**MATERIAL PROVIDED:**
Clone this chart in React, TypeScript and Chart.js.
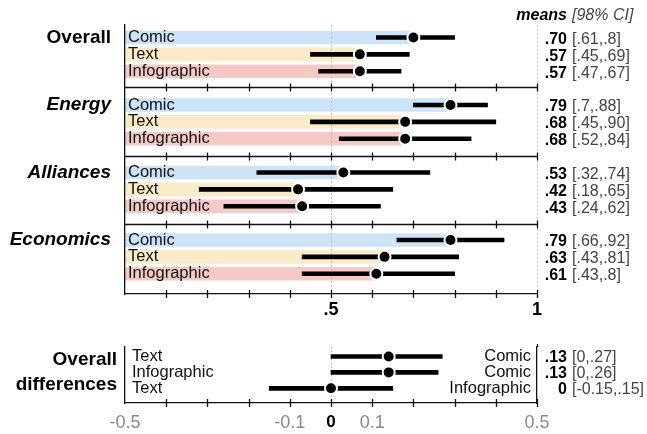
import React, { useEffect, useRef } from 'react';
import { Chart, registerables } from 'chart.js';

Chart.register(...registerables);

const FONT = '"Liberation Sans", Arial, Helvetica, sans-serif';

// ---------------- data ----------------
const panelNames = ['Overall', 'Energy', 'Alliances', 'Economics'];
const conditions = ['Comic', 'Text', 'Infographic'];

const overallMeans = [0.70, 0.57, 0.57];
const overallLow = [0.61, 0.45, 0.47];
const overallHigh = [0.80, 0.69, 0.67];
const overallMeanText = ['.70', '.57', '.57'];
const overallCiText = ['[.61,.8]', '[.45,.69]', '[.47,.67]'];

const energyMeans = [0.79, 0.68, 0.68];
const energyLow = [0.70, 0.45, 0.52];
const energyHigh = [0.88, 0.90, 0.84];
const energyMeanText = ['.79', '.68', '.68'];
const energyCiText = ['[.7,.88]', '[.45,.90]', '[.52,.84]'];

const alliancesMeans = [0.53, 0.42, 0.43];
const alliancesLow = [0.32, 0.18, 0.24];
const alliancesHigh = [0.74, 0.65, 0.62];
const alliancesMeanText = ['.53', '.42', '.43'];
const alliancesCiText = ['[.32,.74]', '[.18,.65]', '[.24,.62]'];

const economicsMeans = [0.79, 0.63, 0.61];
const economicsLow = [0.66, 0.43, 0.43];
const economicsHigh = [0.92, 0.81, 0.80];
const economicsMeanText = ['.79', '.63', '.61'];
const economicsCiText = ['[.66,.92]', '[.43,.81]', '[.43,.8]'];

const diffLeftLabels = ['Text', 'Infographic', 'Text'];
const diffRightLabels = ['Comic', 'Comic', 'Infographic'];
const diffMeans = [0.14, 0.14, 0];
const diffLow = [0, 0, -0.15];
const diffHigh = [0.27, 0.26, 0.15];
const diffMeanText = ['.13', '.13', '0'];
const diffCiText = ['[0,.27]', '[0,.26]', '[-0.15,.15]'];

const topTickValues = [0, 0.1, 0.2, 0.3, 0.4, 0.5, 0.6, 0.7, 0.8, 0.9, 1];
const topTickLabels = ['', '', '', '', '', '.5', '', '', '', '', '1'];
const diffTickValues = [-0.5, -0.4, -0.3, -0.2, -0.1, 0, 0.1, 0.2, 0.3, 0.4, 0.5];
const diffTickLabels = ['-0.5', '', '', '', '-0.1', '0', '0.1', '', '', '', '0.5'];

// ---------------- styles / layout ----------------
const conditionColors = ['#cde3f7', '#fcebc9', '#f5c9c5'];
const PANEL_STRIDE = 4;
const TOP_Y_MIN = -0.74;
const TOP_Y_MAX = 15.2;
const PANEL_BREAKS = [2.95, 7, 11.05];
const DIFF_Y_MIN = -0.6;
const DIFF_Y_MAX = 2.92;
const MEAN_RIGHT_X = 567;
const CI_LEFT_X = 572;

const allMeans = [overallMeans, energyMeans, alliancesMeans, economicsMeans];
const allLow = [overallLow, energyLow, alliancesLow, economicsLow];
const allHigh = [overallHigh, energyHigh, alliancesHigh, economicsHigh];
const allMeanText = [overallMeanText, energyMeanText, alliancesMeanText, economicsMeanText];
const allCiText = [overallCiText, energyCiText, alliancesCiText, economicsCiText];

function crossTicks(ctx: CanvasRenderingContext2D, xs: any, py: number, values: number[]) {
  for (const v of values) {
    const px = Math.round(xs.getPixelForValue(v)) + 0.5;
    ctx.moveTo(px, py - 4);
    ctx.lineTo(px, py + 4);
  }
}

function dotted(ctx: CanvasRenderingContext2D, px: number, top: number, bottom: number) {
  ctx.save();
  ctx.strokeStyle = '#b4b4b4';
  ctx.lineWidth = 1;
  ctx.setLineDash([1.5, 2.5]);
  ctx.beginPath();
  ctx.moveTo(px, top);
  ctx.lineTo(px, bottom);
  ctx.stroke();
  ctx.restore();
}

function annot(ctx: CanvasRenderingContext2D, y: number, mean: string, ci: string) {
  ctx.textBaseline = 'middle';
  ctx.font = `bold 16px ${FONT}`;
  ctx.fillStyle = '#000';
  ctx.textAlign = 'right';
  ctx.fillText(mean, MEAN_RIGHT_X, y);
  ctx.font = `16px ${FONT}`;
  ctx.fillStyle = '#444';
  ctx.textAlign = 'left';
  ctx.fillText(ci, CI_LEFT_X, y);
}

const topPlugin = {
  id: 'topDecor',
  afterDatasetDraw(chart: any, args: any) {
    if (args.index !== 2) return;
    const { ctx, chartArea: a, scales } = chart;
    for (const v of [0.5, 1]) {
      const px = Math.round(scales.x.getPixelForValue(v)) + 0.5;
      dotted(ctx, px, a.top, a.bottom);
    }
  },
  afterDraw(chart: any) {
    const { ctx, chartArea: a, scales } = chart;
    const xs = scales.x;
    const ys = scales.y;
    ctx.save();
    ctx.strokeStyle = '#111';
    ctx.lineWidth = 1.3;
    ctx.beginPath();
    for (const b of PANEL_BREAKS) {
      const py = Math.round(ys.getPixelForValue(b)) + 0.5;
      ctx.moveTo(a.left, py);
      ctx.lineTo(a.right, py);
      crossTicks(ctx, xs, py, topTickValues.slice(1));
    }
    crossTicks(ctx, xs, a.bottom, topTickValues.slice(1));
    ctx.stroke();

    // panel titles
    panelNames.forEach((name, p) => {
      const py = ys.getPixelForValue(p * PANEL_STRIDE);
      ctx.font = `${p === 0 ? '' : 'italic '}bold 19px ${FONT}`;
      ctx.fillStyle = '#000';
      ctx.textAlign = 'right';
      ctx.textBaseline = 'middle';
      ctx.fillText(name, 111, py);
    });

    // header
    ctx.textBaseline = 'middle';
    ctx.font = `italic bold 16px ${FONT}`;
    ctx.fillStyle = '#000';
    ctx.textAlign = 'right';
    ctx.fillText('means', MEAN_RIGHT_X, 16);
    ctx.font = `italic 16px ${FONT}`;
    ctx.fillStyle = '#444';
    ctx.textAlign = 'left';
    ctx.fillText('[98% CI]', CI_LEFT_X, 16);

    // annotations
    allMeanText.forEach((arr, p) => {
      arr.forEach((m, r) => {
        const py = ys.getPixelForValue(p * PANEL_STRIDE + r) + 2;
        annot(ctx, py, m, allCiText[p][r]);
      });
    });
    ctx.restore();
  },
};

const diffPlugin = {
  id: 'diffDecor',
  beforeDatasetsDraw(chart: any) {
    const { ctx, chartArea: a, scales } = chart;
    const px = Math.round(scales.x.getPixelForValue(0)) + 0.5;
    dotted(ctx, px, a.top, a.bottom);
  },
  afterDraw(chart: any) {
    const { ctx, chartArea: a, scales } = chart;
    const xs = scales.x;
    const ys = scales.y;
    ctx.save();
    ctx.strokeStyle = '#111';
    ctx.lineWidth = 1.3;
    ctx.beginPath();
    crossTicks(ctx, xs, a.bottom, diffTickValues.slice(1));
    const rx = Math.round(xs.getPixelForValue(0.5)) + 0.5;
    ctx.moveTo(rx, a.top - 3);
    ctx.lineTo(rx, a.top);
    ctx.stroke();

    // right-hand row labels (comparison targets)
    ctx.font = `16.5px ${FONT}`;
    ctx.fillStyle = '#111';
    ctx.textAlign = 'right';
    ctx.textBaseline = 'middle';
    diffRightLabels.forEach((label, r) => {
      ctx.fillText(label, a.right - 6, ys.getPixelForValue(r));
    });

    const mid = ys.getPixelForValue(1);
    ctx.font = `bold 19px ${FONT}`;
    ctx.fillStyle = '#000';
    ctx.textAlign = 'right';
    ctx.textBaseline = 'middle';
    ctx.fillText('Overall', 117, mid - 12.5);
    ctx.fillText('differences', 117, mid + 12.5);

    diffMeanText.forEach((m, r) => {
      annot(ctx, ys.getPixelForValue(r) + 1, m, diffCiText[r]);
    });
    ctx.restore();
  },
};

function rowAxis(min: number, max: number, position: string, rows: number[], labels: (i: number) => string, padding: number, showLabels: boolean) {
  return {
    type: 'linear',
    position,
    reverse: true,
    offset: false,
    min,
    max,
    afterBuildTicks: (s: any) => {
      s.ticks = rows.map((v) => ({ value: v }));
    },
    afterFit: (s: any) => {
      s.width = 0;
    },
    grid: { display: false, drawTicks: false },
    border: { display: true, color: '#111', width: 1.3, z: 1 },
    ticks: {
      display: showLabels,
      z: 1,
      autoSkip: false,
      mirror: true,
      padding,
      color: '#111',
      font: { family: FONT, size: 16.5 },
      callback: (_v: any, i: number) => labels(i),
    },
  };
}

function TopChart() {
  const ref = useRef<HTMLCanvasElement | null>(null);
  useEffect(() => {
    if (!ref.current) return;
    const rowsY: number[] = [];
    const bandData: any[] = [];
    const ciData: any[] = [];
    const dotData: any[] = [];
    const bandColors: string[] = [];
    allMeans.forEach((means, p) => {
      means.forEach((m, r) => {
        const y = p * PANEL_STRIDE + r;
        rowsY.push(y);
        bandData.push({ x: [0, m], y });
        ciData.push({ x: [allLow[p][r], allHigh[p][r]], y });
        dotData.push({ x: m, y });
        bandColors.push(conditionColors[r]);
      });
    });
    const chart = new Chart(ref.current, {
      type: 'bar',
      data: {
        datasets: [
          {
            type: 'line',
            data: dotData,
            showLine: false,
            pointRadius: 6,
            pointHoverRadius: 6,
            pointBackgroundColor: '#000',
            pointBorderColor: '#fff',
            pointBorderWidth: 2,
            pointHoverBorderWidth: 2,
            yAxisID: 'y',
            order: 0,
          } as any,
          {
            type: 'bar',
            data: ciData,
            backgroundColor: '#000',
            barThickness: 4,
            grouped: false,
            yAxisID: 'y',
            order: 1,
          } as any,
          {
            type: 'bar',
            data: bandData,
            backgroundColor: bandColors,
            barThickness: 13,
            grouped: false,
            yAxisID: 'y',
            order: 2,
          } as any,
        ],
      },
      options: {
        indexAxis: 'y',
        animation: false,
        responsive: false,
        maintainAspectRatio: false,
        events: [],
        layout: { padding: { left: 125, right: 110, top: 25, bottom: 12 } },
        plugins: { legend: { display: false }, tooltip: { enabled: false } },
        scales: {
          x: {
            type: 'linear',
            position: 'bottom',
            min: 0,
            max: 1,
            afterBuildTicks: (s: any) => {
              s.ticks = topTickValues.map((v) => ({ value: v }));
            },
            afterFit: (s: any) => {
              s.height = 24;
            },
            grid: { display: false, drawTicks: false },
            border: { display: true, color: '#111', width: 1.3 },
            ticks: {
              autoSkip: false,
              maxRotation: 0,
              padding: 5,
              color: '#000',
              font: { family: FONT, size: 18, weight: 'bold' },
              callback: (_v: any, i: number) => topTickLabels[i],
            },
          },
          y: rowAxis(TOP_Y_MIN, TOP_Y_MAX, 'left', rowsY, (i) => conditions[i % conditions.length], 3, true),
        },
      } as any,
      plugins: [topPlugin],
    });
    return () => chart.destroy();
  }, []);
  return (
    <canvas
      ref={ref}
      width={647}
      height={330}
      style={{ position: 'absolute', left: 0, top: 0, width: 647, height: 330 }}
    />
  );
}

function DiffChart() {
  const ref = useRef<HTMLCanvasElement | null>(null);
  useEffect(() => {
    if (!ref.current) return;
    const rows = diffMeans.map((_, r) => r);
    const ciData = diffMeans.map((_, r) => ({ x: [diffLow[r], diffHigh[r]], y: r }));
    const dotData = diffMeans.map((m, r) => ({ x: m, y: r }));
    const chart = new Chart(ref.current, {
      type: 'bar',
      data: {
        datasets: [
          {
            type: 'line',
            data: dotData,
            showLine: false,
            pointRadius: 6,
            pointHoverRadius: 6,
            pointBackgroundColor: '#000',
            pointBorderColor: '#fff',
            pointBorderWidth: 2,
            pointHoverBorderWidth: 2,
            yAxisID: 'y',
            order: 0,
          } as any,
          {
            type: 'bar',
            data: ciData,
            backgroundColor: '#000',
            barThickness: 4,
            grouped: false,
            yAxisID: 'y',
            order: 1,
          } as any,
        ],
      },
      options: {
        indexAxis: 'y',
        animation: false,
        responsive: false,
        maintainAspectRatio: false,
        events: [],
        layout: { padding: { left: 125, right: 110, top: 13, bottom: 6 } },
        plugins: { legend: { display: false }, tooltip: { enabled: false } },
        scales: {
          x: {
            type: 'linear',
            position: 'bottom',
            min: -0.5,
            max: 0.5,
            afterBuildTicks: (s: any) => {
              s.ticks = diffTickValues.map((v) => ({ value: v }));
            },
            afterFit: (s: any) => {
              s.height = 25;
            },
            grid: { display: false, drawTicks: false },
            border: { display: true, color: '#111', width: 1.3 },
            ticks: {
              autoSkip: false,
              maxRotation: 0,
              padding: 9,
              color: (c: any) => (c.tick && c.tick.value === 0 ? '#000' : '#8a8a8a'),
              font: (c: any) =>
                c.tick && c.tick.value === 0
                  ? { family: FONT, size: 17, weight: 'bold' }
                  : { family: FONT, size: 18, weight: 'normal' },
              callback: (_v: any, i: number) => diffTickLabels[i],
            },
          },
          y: rowAxis(DIFF_Y_MIN, DIFF_Y_MAX, 'left', rows, (i) => diffLeftLabels[i], 7, true),
          y2: rowAxis(DIFF_Y_MIN, DIFF_Y_MAX, 'right', rows, (i) => diffRightLabels[i], 6, false),
        },
      } as any,
      plugins: [diffPlugin],
    });
    return () => chart.destroy();
  }, []);
  return (
    <canvas
      ref={ref}
      width={647}
      height={104}
      style={{ position: 'absolute', left: 0, top: 330, width: 647, height: 104 }}
    />
  );
}

export default function App() {
  return (
    <div
      style={{
        position: 'fixed',
        left: 0,
        top: 0,
        width: 647,
        height: 434,
        background: '#fff',
        overflow: 'hidden',
      }}
    >
      <TopChart />
      <DiffChart />
    </div>
  );
}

**JOB:** Reproduce only the lines from the beginning of the data through the line that contains "Arial, Helvetica, sans-serif';", both included, and please drop the pictures.

**COMPLETE OUTPUT:**
Clone this chart in React, TypeScript and Chart.js.
import React, { useEffect, useRef } from 'react';
import { Chart, registerables } from 'chart.js';

Chart.register(...registerables);

const FONT = '"Liberation Sans", Arial, Helvetica, sans-serif';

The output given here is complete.